◆ **Data excerpt**:
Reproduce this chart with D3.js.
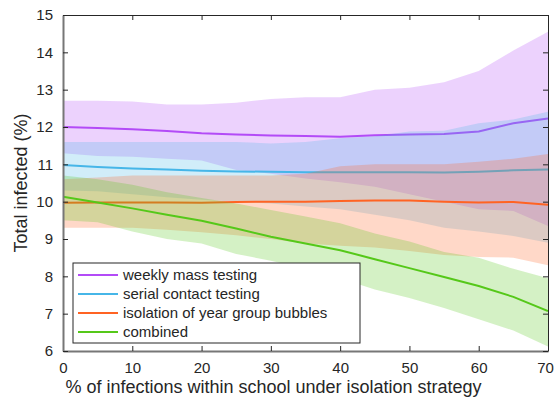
<!DOCTYPE html>
<html>
<head>
<meta charset="utf-8">
<script src="https://cdn.jsdelivr.net/npm/d3@7"></script>
<style>
  body { margin: 0; background: #fff; }
  text { font-family: "Liberation Sans", Arial, sans-serif; fill: #262626; }
</style>
</head>
<body>
<svg id="chart"></svg>
<script>
// % of infections within school (x) and total infected (%) per strategy
const xPct = [0, 5, 10, 15, 20, 25, 30, 35, 40, 45, 50, 55, 60, 65, 70];

const massMean = [12.0, 11.97, 11.94, 11.89, 11.83, 11.80, 11.77, 11.76, 11.74, 11.78, 11.80, 11.81, 11.88, 12.10, 12.23];
const massHigh = [12.7, 12.7, 12.68, 12.6, 12.6, 12.65, 12.75, 12.8, 12.8, 13.0, 13.05, 13.2, 13.5, 14.05, 14.55];
const massLow  = [11.3, 11.22, 11.2, 11.15, 11.1, 10.85, 10.75, 10.62, 10.52, 10.4, 10.2, 10.0, 9.8, 9.75, 9.35];

const contactMean = [10.98, 10.93, 10.89, 10.86, 10.83, 10.81, 10.80, 10.79, 10.79, 10.79, 10.79, 10.78, 10.80, 10.84, 10.86];
const contactHigh = [11.6, 11.6, 11.6, 11.6, 11.6, 11.6, 11.56, 11.6, 11.7, 11.75, 11.88, 11.9, 12.1, 12.2, 12.41];
const contactLow  = [10.3, 10.28, 10.2, 10.12, 10.05, 10.0, 9.95, 9.87, 9.8, 9.65, 9.5, 9.3, 9.2, 9.08, 8.9];

const bubbleMean = [9.97, 9.98, 9.98, 9.98, 9.97, 9.99, 10.0, 10.0, 10.02, 10.03, 10.03, 10.0, 9.98, 9.99, 9.92];
const bubbleHigh = [10.6, 10.65, 10.7, 10.7, 10.7, 10.7, 10.7, 10.75, 10.95, 11.0, 11.0, 11.0, 11.07, 11.15, 11.28];
const bubbleLow  = [9.3, 9.3, 9.3, 9.25, 9.18, 9.1, 9.0, 8.88, 8.82, 8.77, 8.68, 8.57, 8.52, 8.5, 8.3];

const combinedMean = [10.13, 9.98, 9.82, 9.65, 9.49, 9.28, 9.06, 8.88, 8.70, 8.46, 8.22, 7.98, 7.74, 7.45, 7.07];
const combinedHigh = [10.7, 10.6, 10.45, 10.25, 10.1, 9.95, 9.78, 9.6, 9.42, 9.15, 8.93, 8.65, 8.5, 8.2, 7.95];
const combinedLow  = [9.5, 9.45, 9.2, 9.0, 8.88, 8.6, 8.42, 8.2, 7.95, 7.65, 7.42, 7.15, 6.85, 6.55, 6.12];

const seriesNames = ["weekly mass testing", "serial contact testing", "isolation of year group bubbles", "combined"];
const xTicks = [0, 10, 20, 30, 40, 50, 60, 70];
const yTicks = [6, 7, 8, 9, 10, 11, 12, 13, 14, 15];

const series = [
  { name: seriesNames[0], mean: massMean, low: massLow, high: massHigh, color: "#b34bf7" },
  { name: seriesNames[1], mean: contactMean, low: contactLow, high: contactHigh, color: "#46b6e8" },
  { name: seriesNames[2], mean: bubbleMean, low: bubbleLow, high: bubbleHigh, color: "#ff6323" },
  { name: seriesNames[3], mean: combinedMean, low: combinedLow, high: combinedHigh, color: "#55c819" }
];

const width = 555, height = 402;
const margin = { top: 15, right: 7, bottom: 51, left: 63 };
const innerW = width - margin.left - margin.right;
const innerH = height - margin.top - margin.bottom;

const x = d3.scaleLinear().domain([0, 70]).range([0, innerW]);
const y = d3.scaleLinear().domain([6, 15]).range([innerH, 0]);

const svg = d3.select("#chart")
    .attr("width", width)
    .attr("height", height);

svg.append("defs").append("clipPath")
    .attr("id", "plotClip")
  .append("rect")
    .attr("width", innerW)
    .attr("height", innerH);

const g = svg.append("g")
    .attr("transform", `translate(${margin.left},${margin.top})`);

const plot = g.append("g").attr("clip-path", "url(#plotClip)");

const area = d3.area()
    .x(d => x(d[0]))
    .y0(d => y(d[1]))
    .y1(d => y(d[2]));

const line = d3.line()
    .x(d => x(d[0]))
    .y(d => y(d[1]));

// band then line per series, same order as the original draw
series.forEach(s => {
    plot.append("path")
        .datum(xPct.map((v, i) => [v, s.low[i], s.high[i]]))
        .attr("d", area)
        .attr("fill", s.color)
        .attr("fill-opacity", 0.25);

    plot.append("path")
        .datum(xPct.map((v, i) => [v, s.mean[i]]))
        .attr("d", line)
        .attr("fill", "none")
        .attr("stroke", s.color)
        .attr("stroke-width", 2);
});

// axes, MATLAB-style box with inward ticks
const xAxis = g.append("g")
    .attr("transform", `translate(0,${innerH})`)
    .call(d3.axisBottom(x).tickValues(xTicks).tickSizeInner(-5).tickSizeOuter(0).tickPadding(11));
const xTop = g.append("g")
    .call(d3.axisTop(x).tickValues(xTicks).tickSizeInner(-5).tickSizeOuter(0).tickFormat(""));
const yAxis = g.append("g")
    .call(d3.axisLeft(y).tickValues(yTicks).tickSizeInner(-5).tickSizeOuter(0).tickPadding(10));
const yRight = g.append("g")
    .attr("transform", `translate(${innerW},0)`)
    .call(d3.axisRight(y).tickValues(yTicks).tickSizeInner(-5).tickSizeOuter(0).tickFormat(""));

[xAxis, xTop, yAxis, yRight].forEach(a => {
    a.select(".domain").attr("stroke", "#262626");
    a.selectAll(".tick line").attr("stroke", "#262626");
    a.selectAll(".tick text")
        .attr("fill", "#262626")
        .style("font-size", "15px")
        .style("font-family", "'Liberation Sans', Arial, sans-serif");
});
xAxis.select(".domain").attr("stroke", "#777").attr("stroke-width", 2);
yAxis.select(".domain").attr("stroke", "#777").attr("stroke-width", 2);
// keep the last x tick label inside the page
xAxis.selectAll(".tick text").filter(d => d === 70).attr("dx", -3);

g.append("text")
    .attr("x", 273.5 - margin.left)
    .attr("y", innerH + 42)
    .attr("text-anchor", "middle")
    .style("font-size", "18px")
    .text("% of infections within school under isolation strategy");

g.append("text")
    .attr("transform", `translate(${27 - margin.left},${innerH / 2}) rotate(-90)`)
    .attr("text-anchor", "middle")
    .style("font-size", "18px")
    .text("Total infected (%)");

// legend
const legend = g.append("g")
    .attr("transform", `translate(${73 - margin.left},${263 - margin.top})`);

legend.append("rect")
    .attr("width", 287)
    .attr("height", 80)
    .attr("fill", "#fff")
    .attr("stroke", "#262626")
    .attr("stroke-width", 1);

const rows = legend.selectAll(".row")
    .data(series)
  .enter().append("g")
    .attr("class", "row")
    .attr("transform", (d, i) => `translate(0,${12 + i * 19})`);

rows.append("line")
    .attr("x1", 5)
    .attr("x2", 45)
    .attr("stroke", d => d.color)
    .attr("stroke-width", 2);

rows.append("text")
    .attr("x", 50)
    .attr("dy", "0.35em")
    .style("font-size", "15px")
    .text(d => d.name);
</script>
</body>
</html>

◆ **Request**:
Starting at the top of the listing above, reproduce each line up to and including the one with "9.2, 9.08, 8.9];"; omit the pictures.

◆ **Task output**:
Reproduce this chart with D3.js.
<!DOCTYPE html>
<html>
<head>
<meta charset="utf-8">
<script src="https://cdn.jsdelivr.net/npm/d3@7"></script>
<style>
  body { margin: 0; background: #fff; }
  text { font-family: "Liberation Sans", Arial, sans-serif; fill: #262626; }
</style>
</head>
<body>
<svg id="chart"></svg>
<script>
// % of infections within school (x) and total infected (%) per strategy
const xPct = [0, 5, 10, 15, 20, 25, 30, 35, 40, 45, 50, 55, 60, 65, 70];

const massMean = [12.0, 11.97, 11.94, 11.89, 11.83, 11.80, 11.77, 11.76, 11.74, 11.78, 11.80, 11.81, 11.88, 12.10, 12.23];
const massHigh = [12.7, 12.7, 12.68, 12.6, 12.6, 12.65, 12.75, 12.8, 12.8, 13.0, 13.05, 13.2, 13.5, 14.05, 14.55];
const massLow  = [11.3, 11.22, 11.2, 11.15, 11.1, 10.85, 10.75, 10.62, 10.52, 10.4, 10.2, 10.0, 9.8, 9.75, 9.35];

const contactMean = [10.98, 10.93, 10.89, 10.86, 10.83, 10.81, 10.80, 10.79, 10.79, 10.79, 10.79, 10.78, 10.80, 10.84, 10.86];
const contactHigh = [11.6, 11.6, 11.6, 11.6, 11.6, 11.6, 11.56, 11.6, 11.7, 11.75, 11.88, 11.9, 12.1, 12.2, 12.41];
const contactLow  = [10.3, 10.28, 10.2, 10.12, 10.05, 10.0, 9.95, 9.87, 9.8, 9.65, 9.5, 9.3, 9.2, 9.08, 8.9];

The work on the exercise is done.